From the entries below, print exactly the span beginning with the line holding "Reproduce this diagram with TikZ." and ending with the line holding "draw=none, fill=appcyan, minimum", endpoints included, and skip any pictures.

======

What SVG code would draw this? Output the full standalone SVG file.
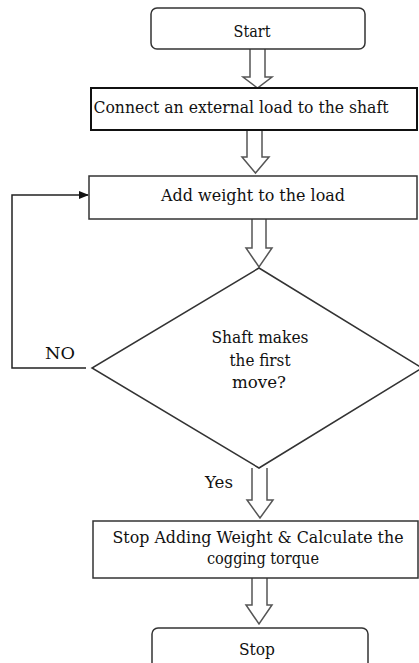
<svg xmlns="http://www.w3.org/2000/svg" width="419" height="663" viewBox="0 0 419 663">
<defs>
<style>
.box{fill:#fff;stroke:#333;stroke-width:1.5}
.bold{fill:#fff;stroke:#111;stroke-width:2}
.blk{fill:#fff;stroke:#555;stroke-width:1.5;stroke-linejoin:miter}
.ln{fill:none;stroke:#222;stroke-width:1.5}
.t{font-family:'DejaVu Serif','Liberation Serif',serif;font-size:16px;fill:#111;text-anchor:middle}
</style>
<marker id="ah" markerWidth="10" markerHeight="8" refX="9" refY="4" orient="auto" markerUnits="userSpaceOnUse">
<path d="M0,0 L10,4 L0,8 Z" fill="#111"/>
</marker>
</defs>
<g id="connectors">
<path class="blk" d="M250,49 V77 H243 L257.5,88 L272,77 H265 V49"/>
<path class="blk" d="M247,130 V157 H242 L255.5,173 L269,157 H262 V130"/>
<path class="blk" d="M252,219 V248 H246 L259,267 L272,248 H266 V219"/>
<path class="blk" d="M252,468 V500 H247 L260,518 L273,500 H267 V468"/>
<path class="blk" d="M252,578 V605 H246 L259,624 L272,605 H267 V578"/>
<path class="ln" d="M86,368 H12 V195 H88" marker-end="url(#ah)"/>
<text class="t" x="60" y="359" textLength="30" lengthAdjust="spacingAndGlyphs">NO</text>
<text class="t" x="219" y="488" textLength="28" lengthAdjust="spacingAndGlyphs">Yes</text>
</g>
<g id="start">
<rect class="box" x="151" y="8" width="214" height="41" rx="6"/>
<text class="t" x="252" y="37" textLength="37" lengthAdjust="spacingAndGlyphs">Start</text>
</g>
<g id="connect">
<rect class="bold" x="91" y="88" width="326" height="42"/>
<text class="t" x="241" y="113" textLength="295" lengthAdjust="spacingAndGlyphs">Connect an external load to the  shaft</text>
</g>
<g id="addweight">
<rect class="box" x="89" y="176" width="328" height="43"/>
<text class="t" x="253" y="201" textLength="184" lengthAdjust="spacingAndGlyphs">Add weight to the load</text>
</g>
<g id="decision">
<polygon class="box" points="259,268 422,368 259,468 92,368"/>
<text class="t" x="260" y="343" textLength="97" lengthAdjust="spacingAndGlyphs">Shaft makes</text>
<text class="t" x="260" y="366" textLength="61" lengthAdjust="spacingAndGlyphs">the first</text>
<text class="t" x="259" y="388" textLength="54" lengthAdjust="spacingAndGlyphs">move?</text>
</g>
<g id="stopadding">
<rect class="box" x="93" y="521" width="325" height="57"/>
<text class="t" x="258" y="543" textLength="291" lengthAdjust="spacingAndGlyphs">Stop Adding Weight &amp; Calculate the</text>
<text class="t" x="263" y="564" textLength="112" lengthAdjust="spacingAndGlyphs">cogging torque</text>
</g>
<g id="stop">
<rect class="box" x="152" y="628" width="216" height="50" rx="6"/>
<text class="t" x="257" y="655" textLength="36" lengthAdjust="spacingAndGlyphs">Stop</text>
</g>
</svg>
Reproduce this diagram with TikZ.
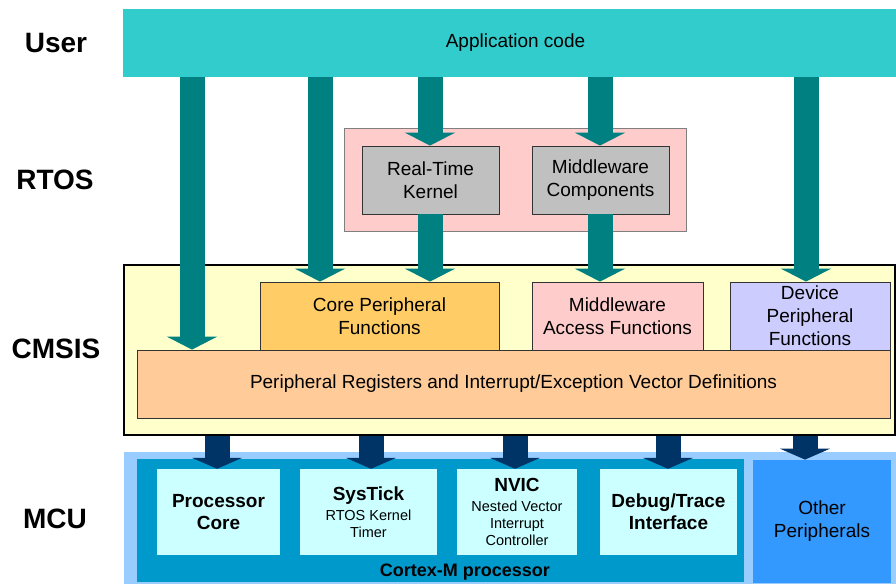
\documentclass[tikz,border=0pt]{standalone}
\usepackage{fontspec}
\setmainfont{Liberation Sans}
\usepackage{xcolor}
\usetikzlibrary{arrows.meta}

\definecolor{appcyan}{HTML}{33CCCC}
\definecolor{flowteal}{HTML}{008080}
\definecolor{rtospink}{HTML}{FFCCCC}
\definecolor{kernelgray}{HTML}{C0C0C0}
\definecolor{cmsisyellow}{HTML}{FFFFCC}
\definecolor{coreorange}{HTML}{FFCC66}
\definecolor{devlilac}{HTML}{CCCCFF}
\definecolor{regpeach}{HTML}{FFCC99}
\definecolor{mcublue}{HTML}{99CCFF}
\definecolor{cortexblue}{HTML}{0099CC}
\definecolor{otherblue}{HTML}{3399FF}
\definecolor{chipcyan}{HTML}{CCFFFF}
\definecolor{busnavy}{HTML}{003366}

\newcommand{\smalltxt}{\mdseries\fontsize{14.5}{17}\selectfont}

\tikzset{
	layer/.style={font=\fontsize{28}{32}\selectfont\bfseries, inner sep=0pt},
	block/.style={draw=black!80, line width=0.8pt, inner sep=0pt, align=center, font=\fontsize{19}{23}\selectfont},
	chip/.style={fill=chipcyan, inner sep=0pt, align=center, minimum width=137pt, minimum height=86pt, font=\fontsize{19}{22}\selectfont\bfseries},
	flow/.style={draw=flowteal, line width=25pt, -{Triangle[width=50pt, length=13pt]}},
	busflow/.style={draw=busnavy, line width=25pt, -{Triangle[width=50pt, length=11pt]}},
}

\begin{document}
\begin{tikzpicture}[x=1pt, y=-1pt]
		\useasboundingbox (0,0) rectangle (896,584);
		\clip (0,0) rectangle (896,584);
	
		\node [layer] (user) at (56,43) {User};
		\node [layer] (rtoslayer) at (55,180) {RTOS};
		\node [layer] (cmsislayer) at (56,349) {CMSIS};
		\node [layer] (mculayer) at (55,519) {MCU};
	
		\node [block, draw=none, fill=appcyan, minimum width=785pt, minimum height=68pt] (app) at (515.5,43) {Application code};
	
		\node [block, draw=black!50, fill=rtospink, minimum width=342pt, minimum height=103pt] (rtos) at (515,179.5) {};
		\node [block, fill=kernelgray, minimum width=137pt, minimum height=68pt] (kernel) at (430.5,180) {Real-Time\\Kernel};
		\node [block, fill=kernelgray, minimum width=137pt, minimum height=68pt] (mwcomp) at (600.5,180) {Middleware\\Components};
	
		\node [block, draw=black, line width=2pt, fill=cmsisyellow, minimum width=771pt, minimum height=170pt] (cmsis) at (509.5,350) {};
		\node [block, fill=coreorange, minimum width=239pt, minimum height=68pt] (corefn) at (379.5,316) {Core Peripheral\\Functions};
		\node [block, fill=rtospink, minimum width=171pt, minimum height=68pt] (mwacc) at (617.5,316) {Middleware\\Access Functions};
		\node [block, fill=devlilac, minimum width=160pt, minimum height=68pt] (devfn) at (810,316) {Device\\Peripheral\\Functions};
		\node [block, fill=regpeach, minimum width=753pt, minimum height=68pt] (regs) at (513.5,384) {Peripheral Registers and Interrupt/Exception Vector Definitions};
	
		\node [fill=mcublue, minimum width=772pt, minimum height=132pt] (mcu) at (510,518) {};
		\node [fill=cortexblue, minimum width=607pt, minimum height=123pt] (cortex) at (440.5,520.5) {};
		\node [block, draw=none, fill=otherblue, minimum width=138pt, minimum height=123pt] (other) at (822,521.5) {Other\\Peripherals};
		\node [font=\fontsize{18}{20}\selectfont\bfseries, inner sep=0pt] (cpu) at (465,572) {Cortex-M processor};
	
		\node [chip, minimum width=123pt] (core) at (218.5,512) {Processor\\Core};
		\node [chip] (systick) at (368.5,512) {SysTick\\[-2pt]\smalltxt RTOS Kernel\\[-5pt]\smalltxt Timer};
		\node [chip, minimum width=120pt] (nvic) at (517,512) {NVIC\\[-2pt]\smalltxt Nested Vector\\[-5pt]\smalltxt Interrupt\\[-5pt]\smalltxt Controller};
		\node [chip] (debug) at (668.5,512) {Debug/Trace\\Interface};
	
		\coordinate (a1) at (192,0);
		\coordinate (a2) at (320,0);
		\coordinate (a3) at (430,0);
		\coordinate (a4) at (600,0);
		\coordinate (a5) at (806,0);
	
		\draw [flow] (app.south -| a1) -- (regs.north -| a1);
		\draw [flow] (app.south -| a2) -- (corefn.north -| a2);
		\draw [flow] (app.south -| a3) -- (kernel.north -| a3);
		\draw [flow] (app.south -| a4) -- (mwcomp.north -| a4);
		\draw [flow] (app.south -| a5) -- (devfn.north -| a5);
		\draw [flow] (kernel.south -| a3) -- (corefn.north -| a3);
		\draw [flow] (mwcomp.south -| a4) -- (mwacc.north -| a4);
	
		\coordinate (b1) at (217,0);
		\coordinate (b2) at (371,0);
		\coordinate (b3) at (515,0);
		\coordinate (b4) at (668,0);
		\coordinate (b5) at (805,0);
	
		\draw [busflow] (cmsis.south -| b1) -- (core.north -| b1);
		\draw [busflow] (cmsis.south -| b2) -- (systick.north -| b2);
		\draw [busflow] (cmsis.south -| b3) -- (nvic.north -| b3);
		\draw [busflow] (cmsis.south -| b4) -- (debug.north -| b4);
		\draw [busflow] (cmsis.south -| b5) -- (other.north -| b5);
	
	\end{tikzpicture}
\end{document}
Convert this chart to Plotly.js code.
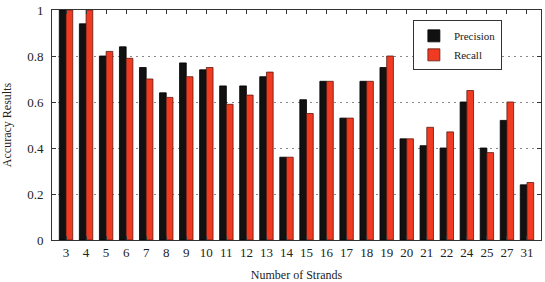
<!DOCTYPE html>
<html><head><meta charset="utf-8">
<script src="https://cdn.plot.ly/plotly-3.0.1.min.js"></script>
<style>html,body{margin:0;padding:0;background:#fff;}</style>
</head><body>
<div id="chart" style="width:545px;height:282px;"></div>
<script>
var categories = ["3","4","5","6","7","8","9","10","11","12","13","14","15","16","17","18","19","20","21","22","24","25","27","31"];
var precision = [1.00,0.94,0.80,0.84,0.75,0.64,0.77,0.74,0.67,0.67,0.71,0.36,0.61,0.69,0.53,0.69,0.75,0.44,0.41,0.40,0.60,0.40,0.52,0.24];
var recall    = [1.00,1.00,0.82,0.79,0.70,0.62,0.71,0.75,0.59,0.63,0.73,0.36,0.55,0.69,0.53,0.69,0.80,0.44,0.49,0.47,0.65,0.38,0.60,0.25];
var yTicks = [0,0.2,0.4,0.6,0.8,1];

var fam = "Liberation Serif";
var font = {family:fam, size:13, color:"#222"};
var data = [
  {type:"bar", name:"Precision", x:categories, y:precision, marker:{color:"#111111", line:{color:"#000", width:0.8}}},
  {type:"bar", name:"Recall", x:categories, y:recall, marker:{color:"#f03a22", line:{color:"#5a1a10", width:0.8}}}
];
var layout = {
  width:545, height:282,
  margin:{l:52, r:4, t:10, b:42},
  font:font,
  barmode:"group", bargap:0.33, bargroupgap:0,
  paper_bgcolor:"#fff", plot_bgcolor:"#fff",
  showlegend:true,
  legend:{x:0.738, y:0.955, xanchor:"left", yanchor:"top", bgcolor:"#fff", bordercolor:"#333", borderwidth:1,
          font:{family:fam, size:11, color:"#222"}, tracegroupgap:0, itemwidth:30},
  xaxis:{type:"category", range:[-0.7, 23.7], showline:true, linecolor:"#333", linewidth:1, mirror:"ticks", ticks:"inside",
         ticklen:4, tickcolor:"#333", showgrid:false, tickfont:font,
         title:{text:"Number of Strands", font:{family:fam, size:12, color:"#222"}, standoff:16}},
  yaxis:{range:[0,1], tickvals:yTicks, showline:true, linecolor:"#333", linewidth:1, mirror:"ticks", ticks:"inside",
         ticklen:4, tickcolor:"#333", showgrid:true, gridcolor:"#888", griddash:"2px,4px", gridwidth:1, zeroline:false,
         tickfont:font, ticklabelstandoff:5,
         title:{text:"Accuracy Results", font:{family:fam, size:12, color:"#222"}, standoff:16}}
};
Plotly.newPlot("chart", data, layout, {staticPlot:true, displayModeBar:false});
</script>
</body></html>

======

Result ::
Reproduce this diagram with TikZ.
\documentclass[tikz,border=0pt]{standalone}
\usepackage{fontspec}
\setmainfont{Liberation Sans}
\usepackage{xcolor}
\usetikzlibrary{arrows.meta}

\definecolor{appcyan}{HTML}{33CCCC}
\definecolor{flowteal}{HTML}{008080}
\definecolor{rtospink}{HTML}{FFCCCC}
\definecolor{kernelgray}{HTML}{C0C0C0}
\definecolor{cmsisyellow}{HTML}{FFFFCC}
\definecolor{coreorange}{HTML}{FFCC66}
\definecolor{devlilac}{HTML}{CCCCFF}
\definecolor{regpeach}{HTML}{FFCC99}
\definecolor{mcublue}{HTML}{99CCFF}
\definecolor{cortexblue}{HTML}{0099CC}
\definecolor{otherblue}{HTML}{3399FF}
\definecolor{chipcyan}{HTML}{CCFFFF}
\definecolor{busnavy}{HTML}{003366}

\newcommand{\smalltxt}{\mdseries\fontsize{14.5}{17}\selectfont}

\tikzset{
	layer/.style={font=\fontsize{28}{32}\selectfont\bfseries, inner sep=0pt},
	block/.style={draw=black!80, line width=0.8pt, inner sep=0pt, align=center, font=\fontsize{19}{23}\selectfont},
	chip/.style={fill=chipcyan, inner sep=0pt, align=center, minimum width=137pt, minimum height=86pt, font=\fontsize{19}{22}\selectfont\bfseries},
	flow/.style={draw=flowteal, line width=25pt, -{Triangle[width=50pt, length=13pt]}},
	busflow/.style={draw=busnavy, line width=25pt, -{Triangle[width=50pt, length=11pt]}},
}

\begin{document}
\begin{tikzpicture}[x=1pt, y=-1pt]
		\useasboundingbox (0,0) rectangle (896,584);
		\clip (0,0) rectangle (896,584);
	
		\node [layer] (user) at (56,43) {User};
		\node [layer] (rtoslayer) at (55,180) {RTOS};
		\node [layer] (cmsislayer) at (56,349) {CMSIS};
		\node [layer] (mculayer) at (55,519) {MCU};
	
		\node [block, draw=none, fill=appcyan, minimum width=785pt, minimum height=68pt] (app) at (515.5,43) {Application code};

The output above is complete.